2020年8月25日に日本に上陸したボルボ「XC40リチャージ プラグインハイブリッド T5インスクリプション」2020年8月25日に日本に上陸したボルボ「XC40リチャージ プラグインハイブリッド T5インスクリプション」

 PHVの場合は、大まかにいうと、外部から充電したバッテリーで走行する距離をCO2排出ゼロで走れるという計算だから、CO2排出量は一気に35-50g/km程度に抑え込める。平均値を落とすために、PHVはこれからもどんどん増えるだろう。MHVの場合にはエンジンを頻繁に止めることで燃料を使わない走りができ、CO2の排出も下げられる。

 こうしてEV、PHV、MHVだけになれば、メーカー内での平均CO2排出量が95g/km以下に抑えられる可能性が高くなり、高い罰金を払わなくても済むわけだ。

 CO2排出量が抑えられ、燃費も良くなるのはいいが、電動化をおこなうには必ず高価なリチウムイオンバッテリーが必要になるから、イニシャルコストが高くなる。それはユーザーにとって大きな負担になる。

 他のメーカーもそのあたりのバランスをとりながら、徐々に電動化を進めていくというのが実情だろう。

 テスラのようにBEVしかないメーカーは、CO2の排出権をほかのメーカーに売ることもできるから、罰金よりも安ければ買うメーカーも出てくるだろう。

※ ※ ※

 将来は、ボルボのようにすべてのクルマが電動化される可能性はあるが、電動化を進めていってもICE(内燃機関)がなくなることはないと筆者は考えている。

 もしクルマが充電する電気を火力発電所で発電したとすると、いまクルマに搭載しているエンジンのほうが排出ガスはクリーンだから、直接発電機(エンジン)をクルマに搭載して発電しながら走ったほうがトータルでは環境に良い。この考え方で登場したのが、モーターで駆動する日産のe-POWERになる。

 もし、すべてのクルマがEVになったとしよう。たとえば60kWhのバッテリーに毎晩全車が充電しようとしたら、現状ではかならず電力は足りなくなる。

 あなたの家庭の1か月の使用電気量はどれくらいだろうか。おそらく一軒で400kWhとか500kWhくらい使っているはずだ。

 たとえば日産「リーフe+」を充電するとしよう。クルマ1台充電するために必要な62kWhという電気量は、家庭での3日から4日分の電気量にあたる。

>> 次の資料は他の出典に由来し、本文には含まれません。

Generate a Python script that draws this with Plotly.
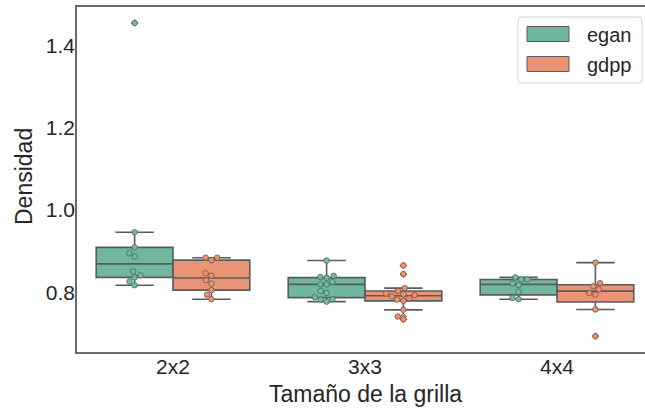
import math
import plotly.graph_objects as go

# ---------------- data ----------------
categories = ["2x2", "3x3", "4x4"]
series_names = ["egan", "gdpp"]

egan_2x2 = [0.817, 0.826, 0.836, 0.841, 0.851, 0.887, 0.895, 0.909, 0.946, 1.455]
egan_3x3 = [0.777, 0.782, 0.783, 0.788, 0.798, 0.803, 0.819, 0.819, 0.825, 0.835, 0.837, 0.840, 0.877]
egan_4x4 = [0.783, 0.786, 0.801, 0.817, 0.821, 0.831, 0.831, 0.836]

gdpp_2x2 = [0.783, 0.794, 0.805, 0.821, 0.829, 0.840, 0.846, 0.878, 0.884, 0.884]
gdpp_3x3 = [0.734, 0.741, 0.757, 0.779, 0.782, 0.785, 0.790, 0.793, 0.795, 0.797, 0.803, 0.810, 0.844, 0.865]
gdpp_4x4 = [0.693, 0.758, 0.794, 0.798, 0.807, 0.8145, 0.822, 0.872]

y_tick_vals = [0.8, 1.0, 1.2, 1.4]
x_title = "Tamaño de la grilla"
y_title = "Densidad"

data = {
    "egan": [egan_2x2, egan_3x3, egan_4x4],
    "gdpp": [gdpp_2x2, gdpp_3x3, gdpp_4x4],
}

# ---------------- style ----------------
W, H = 645, 410
ML, MR, MT, MB = 77, 0, 7, 58
PW, PH = W - ML - MR, H - MT - MB
XR = [-0.5, -0.5 + PW / 192.0]
YR = [0.6545, 0.6545 + PH / 411.0]

box_fill = {"egan": "#71b6a1", "gdpp": "#e99575"}
pt_fill = {"egan": "#66c2a5", "gdpp": "#fc8d62"}
gray = "#5a5a5a"
spine = "#6a6a6a"
txt = "#262626"
FONT = "Liberation Sans, Arial, sans-serif"
offsets = {"egan": -0.2, "gdpp": 0.2}

xscale = PW / (XR[1] - XR[0])
yscale = PH / (YR[1] - YR[0])


def swarm(vals, d=6.3):
    order = sorted(range(len(vals)), key=lambda i: vals[i])
    placed = []
    xs = [0.0] * len(vals)
    for i in order:
        y = vals[i] * yscale
        cands = [0.0]
        for (xp, yp) in placed:
            dy = abs(y - yp)
            if dy < d:
                dx = math.sqrt(d * d - dy * dy)
                cands += [xp + dx, xp - dx]
        cands.sort(key=lambda c: (abs(c), c))
        for c in cands:
            if all((c - xp) ** 2 + (y - yp) ** 2 >= d * d - 1e-6 for (xp, yp) in placed):
                placed.append((c, y))
                xs[i] = c / xscale
                break
    return xs


fig = go.Figure()

for name in series_names:
    bx, by = [], []
    for ci, vals in enumerate(data[name]):
        bx += [ci + offsets[name]] * len(vals)
        by += vals
    fig.add_trace(go.Box(
        x=bx, y=by, name=name, width=0.4,
        fillcolor=box_fill[name],
        line=dict(color=gray, width=1.6),
        whiskerwidth=0.5,
        boxpoints="outliers", jitter=0, pointpos=0,
        quartilemethod="linear",
        marker=dict(symbol="diamond", size=5, color=box_fill[name],
                    line=dict(color=gray, width=1)),
        showlegend=False, hoverinfo="skip",
    ))

for name in series_names:
    sx, sy = [], []
    for ci, vals in enumerate(data[name]):
        dx = swarm(vals)
        sx += [ci + offsets[name] + d for d in dx]
        sy += vals
    fig.add_trace(go.Scatter(
        x=sx, y=sy, mode="markers",
        marker=dict(size=5.5, color=pt_fill[name], line=dict(color=gray, width=0.8)),
        showlegend=False, hoverinfo="skip",
    ))


def px(xp):
    return (xp - ML) / PW


def py(yp):
    return (MT + PH - yp) / PH


# legend drawn as shapes + text
lx0, lx1, ly0, ly1, r = 518, 642, 17, 83, 4
path = (f"M{px(lx0 + r)},{py(ly0)} L{px(lx1 - r)},{py(ly0)} Q{px(lx1)},{py(ly0)} {px(lx1)},{py(ly0 + r)} "
        f"L{px(lx1)},{py(ly1 - r)} Q{px(lx1)},{py(ly1)} {px(lx1 - r)},{py(ly1)} "
        f"L{px(lx0 + r)},{py(ly1)} Q{px(lx0)},{py(ly1)} {px(lx0)},{py(ly1 - r)} "
        f"L{px(lx0)},{py(ly0 + r)} Q{px(lx0)},{py(ly0)} {px(lx0 + r)},{py(ly0)} Z")
shapes = [dict(type="path", xref="paper", yref="paper", path=path,
               fillcolor="rgba(255,255,255,0.85)", line=dict(color="#d4d4d4", width=1))]
annotations = []
for k, name in enumerate(series_names):
    cy = 34 + 30 * k
    shapes.append(dict(type="rect", xref="paper", yref="paper",
                       x0=px(527), x1=px(569), y0=py(cy - 7.5), y1=py(cy + 7.5),
                       fillcolor=box_fill[name], line=dict(color=gray, width=1)))
    annotations.append(dict(xref="paper", yref="paper", x=px(585), y=py(cy + 1),
                            text=name, showarrow=False, xanchor="left", yanchor="middle",
                            font=dict(size=20, color=txt, family=FONT)))

annotations.append(dict(xref="x", yref="paper", x=1, y=py(394), text=x_title,
                        showarrow=False, xanchor="center", yanchor="middle",
                        font=dict(size=23, color=txt, family=FONT)))
annotations.append(dict(xref="paper", yref="paper", x=px(24), y=py(177), text=y_title,
                        textangle=-90, showarrow=False, xanchor="center", yanchor="middle",
                        font=dict(size=23, color=txt, family=FONT)))

fig.update_layout(
    width=W, height=H,
    margin=dict(l=ML, r=MR, t=MT, b=MB, pad=0),
    plot_bgcolor="white", paper_bgcolor="white",
    boxmode="overlay",
    font=dict(family=FONT, color=txt),
    shapes=shapes, annotations=annotations,
    xaxis=dict(range=XR, tickmode="array", tickvals=list(range(len(categories))),
               ticktext=categories, showgrid=False, zeroline=False,
               showline=True, linecolor=spine, linewidth=1.6, mirror=True,
               ticks="", ticklabelstandoff=-5,
               tickfont=dict(size=21, color=txt, family=FONT)),
    yaxis=dict(range=YR, tickmode="array", tickvals=y_tick_vals,
               ticktext=[f"{v:.1f}" for v in y_tick_vals], showgrid=False, zeroline=False,
               showline=True, linecolor=spine, linewidth=1.6, mirror=False,
               ticks="", ticklabelstandoff=-4,
               tickfont=dict(size=21, color=txt, family=FONT)),
)

fig.write_html("out.html")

 この電気量を、すべての家庭で充電しようとしたら、それこそ原子力発電所を多く建設しなくてはならなくなるだろう。いろいろな面でそれは無理だ。

 簡単に電動化といっても、一気にEVに行くのではなく、PHV、MHVも使いながら徐々に進めていくしかないのが現状だ。

 ボルボのEV、PHV、MHVという3種類での電動化への舵取りは、そのあたりも考慮した戦略なのだ。

 とはいっても、欧州の排出ガス規制はあくまでも法律で決められたものだから、将来的にはもっと厳しくなるのか、逆に緩くなるのか。それにより自動車メーカー各社の動向が変わってくるかもしれない。